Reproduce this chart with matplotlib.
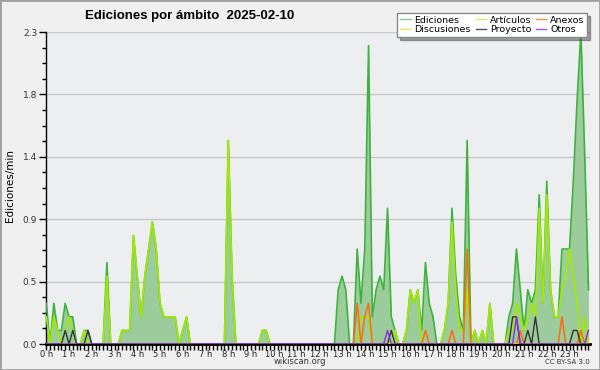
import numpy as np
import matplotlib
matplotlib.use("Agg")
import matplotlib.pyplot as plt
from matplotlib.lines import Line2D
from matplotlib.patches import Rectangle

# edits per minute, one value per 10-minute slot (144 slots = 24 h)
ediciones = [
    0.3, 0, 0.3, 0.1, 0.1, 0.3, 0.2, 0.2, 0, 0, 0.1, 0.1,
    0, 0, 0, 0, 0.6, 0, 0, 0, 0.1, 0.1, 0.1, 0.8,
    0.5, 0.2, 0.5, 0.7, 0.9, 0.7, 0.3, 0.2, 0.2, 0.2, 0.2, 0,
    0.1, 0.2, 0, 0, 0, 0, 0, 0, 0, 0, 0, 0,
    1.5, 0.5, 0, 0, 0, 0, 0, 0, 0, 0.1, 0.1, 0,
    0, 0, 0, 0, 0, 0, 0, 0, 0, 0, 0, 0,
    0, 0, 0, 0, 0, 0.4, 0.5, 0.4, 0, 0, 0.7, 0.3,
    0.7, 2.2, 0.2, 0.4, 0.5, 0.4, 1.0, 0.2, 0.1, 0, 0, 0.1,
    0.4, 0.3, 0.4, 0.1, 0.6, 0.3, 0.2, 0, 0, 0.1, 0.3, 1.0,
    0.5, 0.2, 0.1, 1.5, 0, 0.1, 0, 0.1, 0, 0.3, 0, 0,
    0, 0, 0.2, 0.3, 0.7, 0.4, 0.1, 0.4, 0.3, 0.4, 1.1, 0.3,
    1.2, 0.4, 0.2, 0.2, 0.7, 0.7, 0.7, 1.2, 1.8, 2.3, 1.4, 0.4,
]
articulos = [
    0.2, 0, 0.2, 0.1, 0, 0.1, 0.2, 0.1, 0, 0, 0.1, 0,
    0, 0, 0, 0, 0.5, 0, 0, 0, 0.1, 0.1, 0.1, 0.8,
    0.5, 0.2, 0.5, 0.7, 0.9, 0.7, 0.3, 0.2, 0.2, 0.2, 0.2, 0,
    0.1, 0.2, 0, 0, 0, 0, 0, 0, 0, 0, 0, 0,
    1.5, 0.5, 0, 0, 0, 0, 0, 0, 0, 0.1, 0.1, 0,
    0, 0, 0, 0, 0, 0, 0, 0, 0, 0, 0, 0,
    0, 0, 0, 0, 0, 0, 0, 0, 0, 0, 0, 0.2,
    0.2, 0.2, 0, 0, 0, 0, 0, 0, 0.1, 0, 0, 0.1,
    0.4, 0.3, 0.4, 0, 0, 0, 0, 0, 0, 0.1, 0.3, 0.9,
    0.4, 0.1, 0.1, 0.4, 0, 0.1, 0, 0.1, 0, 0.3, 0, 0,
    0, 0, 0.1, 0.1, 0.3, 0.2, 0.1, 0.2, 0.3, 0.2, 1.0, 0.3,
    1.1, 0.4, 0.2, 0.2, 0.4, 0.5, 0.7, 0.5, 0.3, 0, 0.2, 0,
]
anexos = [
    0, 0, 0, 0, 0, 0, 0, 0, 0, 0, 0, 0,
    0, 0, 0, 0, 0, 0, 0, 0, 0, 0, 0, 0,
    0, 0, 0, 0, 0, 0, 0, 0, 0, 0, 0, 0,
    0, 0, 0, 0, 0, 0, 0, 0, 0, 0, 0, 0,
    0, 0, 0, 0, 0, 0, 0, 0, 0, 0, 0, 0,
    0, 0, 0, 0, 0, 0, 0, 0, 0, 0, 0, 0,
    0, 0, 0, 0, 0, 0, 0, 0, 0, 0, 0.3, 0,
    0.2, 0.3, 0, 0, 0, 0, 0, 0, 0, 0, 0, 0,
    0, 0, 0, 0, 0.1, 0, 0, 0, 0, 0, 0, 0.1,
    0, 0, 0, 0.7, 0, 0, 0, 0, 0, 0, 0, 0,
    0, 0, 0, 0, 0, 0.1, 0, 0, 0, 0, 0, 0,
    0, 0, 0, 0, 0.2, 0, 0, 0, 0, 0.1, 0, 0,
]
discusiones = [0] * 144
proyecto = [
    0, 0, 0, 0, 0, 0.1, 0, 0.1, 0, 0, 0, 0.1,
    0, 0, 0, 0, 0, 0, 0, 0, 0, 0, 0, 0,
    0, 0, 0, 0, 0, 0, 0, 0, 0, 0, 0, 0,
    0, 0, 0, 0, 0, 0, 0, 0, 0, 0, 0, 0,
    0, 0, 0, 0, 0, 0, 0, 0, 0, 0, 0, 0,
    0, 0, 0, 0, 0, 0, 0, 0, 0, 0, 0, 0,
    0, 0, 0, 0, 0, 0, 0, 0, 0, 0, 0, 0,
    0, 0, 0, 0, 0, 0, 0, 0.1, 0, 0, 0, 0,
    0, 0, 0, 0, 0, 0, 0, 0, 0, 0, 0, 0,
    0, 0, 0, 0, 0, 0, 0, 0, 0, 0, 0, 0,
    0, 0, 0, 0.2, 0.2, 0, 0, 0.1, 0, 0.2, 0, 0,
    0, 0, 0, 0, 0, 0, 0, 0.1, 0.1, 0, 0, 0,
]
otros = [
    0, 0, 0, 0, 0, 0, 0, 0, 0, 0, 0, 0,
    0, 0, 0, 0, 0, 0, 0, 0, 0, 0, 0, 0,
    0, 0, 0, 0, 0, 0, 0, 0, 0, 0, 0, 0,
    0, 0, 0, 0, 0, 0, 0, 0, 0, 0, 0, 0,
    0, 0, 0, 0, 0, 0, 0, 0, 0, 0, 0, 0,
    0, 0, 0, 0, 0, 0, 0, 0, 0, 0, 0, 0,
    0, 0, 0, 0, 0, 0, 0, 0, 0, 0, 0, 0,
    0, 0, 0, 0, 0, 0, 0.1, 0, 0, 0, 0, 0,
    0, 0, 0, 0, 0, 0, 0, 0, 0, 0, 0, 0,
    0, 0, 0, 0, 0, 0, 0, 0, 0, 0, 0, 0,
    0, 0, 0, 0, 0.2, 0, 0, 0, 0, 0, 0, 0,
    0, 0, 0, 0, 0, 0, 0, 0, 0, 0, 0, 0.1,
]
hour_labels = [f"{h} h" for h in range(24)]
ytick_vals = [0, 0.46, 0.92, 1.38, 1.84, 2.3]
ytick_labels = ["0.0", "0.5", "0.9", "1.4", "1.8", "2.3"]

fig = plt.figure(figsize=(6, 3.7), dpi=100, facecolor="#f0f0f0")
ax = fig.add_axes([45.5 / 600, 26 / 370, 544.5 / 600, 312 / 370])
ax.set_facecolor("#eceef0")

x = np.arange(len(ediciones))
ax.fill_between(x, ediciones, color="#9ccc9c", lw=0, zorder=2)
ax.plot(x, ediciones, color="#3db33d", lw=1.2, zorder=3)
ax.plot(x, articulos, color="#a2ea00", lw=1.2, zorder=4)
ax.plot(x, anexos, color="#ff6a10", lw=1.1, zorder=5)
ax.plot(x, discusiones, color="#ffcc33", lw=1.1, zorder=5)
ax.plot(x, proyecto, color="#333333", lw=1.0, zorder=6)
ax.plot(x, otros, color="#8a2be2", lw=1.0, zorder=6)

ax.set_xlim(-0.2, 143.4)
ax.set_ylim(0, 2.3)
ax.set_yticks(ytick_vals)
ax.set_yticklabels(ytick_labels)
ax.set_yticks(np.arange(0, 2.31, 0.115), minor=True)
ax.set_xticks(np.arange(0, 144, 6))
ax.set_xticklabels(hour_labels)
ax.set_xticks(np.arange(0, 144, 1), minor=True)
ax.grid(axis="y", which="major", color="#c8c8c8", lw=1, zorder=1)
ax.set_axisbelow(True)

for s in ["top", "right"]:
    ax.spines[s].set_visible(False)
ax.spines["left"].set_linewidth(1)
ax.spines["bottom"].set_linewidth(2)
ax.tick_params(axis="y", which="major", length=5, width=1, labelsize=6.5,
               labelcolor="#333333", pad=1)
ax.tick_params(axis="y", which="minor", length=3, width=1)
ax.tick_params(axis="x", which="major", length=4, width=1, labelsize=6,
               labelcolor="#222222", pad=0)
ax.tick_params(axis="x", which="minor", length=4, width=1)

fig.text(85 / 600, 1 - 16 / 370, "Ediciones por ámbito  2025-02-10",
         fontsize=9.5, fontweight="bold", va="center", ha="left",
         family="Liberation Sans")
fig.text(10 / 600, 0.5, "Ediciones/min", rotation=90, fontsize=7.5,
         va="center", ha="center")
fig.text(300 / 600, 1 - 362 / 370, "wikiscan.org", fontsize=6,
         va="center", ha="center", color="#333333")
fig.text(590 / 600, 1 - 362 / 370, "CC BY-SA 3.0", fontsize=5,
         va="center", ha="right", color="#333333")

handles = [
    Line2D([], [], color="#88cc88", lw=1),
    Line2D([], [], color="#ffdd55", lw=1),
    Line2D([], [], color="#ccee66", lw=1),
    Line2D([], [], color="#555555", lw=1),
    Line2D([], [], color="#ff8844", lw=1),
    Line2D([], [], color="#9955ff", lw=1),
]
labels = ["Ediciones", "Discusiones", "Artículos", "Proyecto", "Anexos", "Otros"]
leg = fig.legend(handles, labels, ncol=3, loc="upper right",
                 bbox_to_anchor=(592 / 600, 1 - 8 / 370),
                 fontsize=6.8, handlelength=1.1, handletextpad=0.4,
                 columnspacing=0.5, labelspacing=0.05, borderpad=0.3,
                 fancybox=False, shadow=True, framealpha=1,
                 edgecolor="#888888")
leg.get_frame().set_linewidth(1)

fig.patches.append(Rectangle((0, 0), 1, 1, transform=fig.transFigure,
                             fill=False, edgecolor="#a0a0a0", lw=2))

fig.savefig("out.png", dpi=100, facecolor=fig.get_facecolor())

════

The lines from the start of the data through the line that contains "from matplotlib.patches import Rectangle" are to be returned exactly, please, with both ends included and every picture left out.

Exercise answer -
Reproduce this chart with matplotlib.
import numpy as np
import matplotlib
matplotlib.use("Agg")
import matplotlib.pyplot as plt
from matplotlib.lines import Line2D
from matplotlib.patches import Rectangle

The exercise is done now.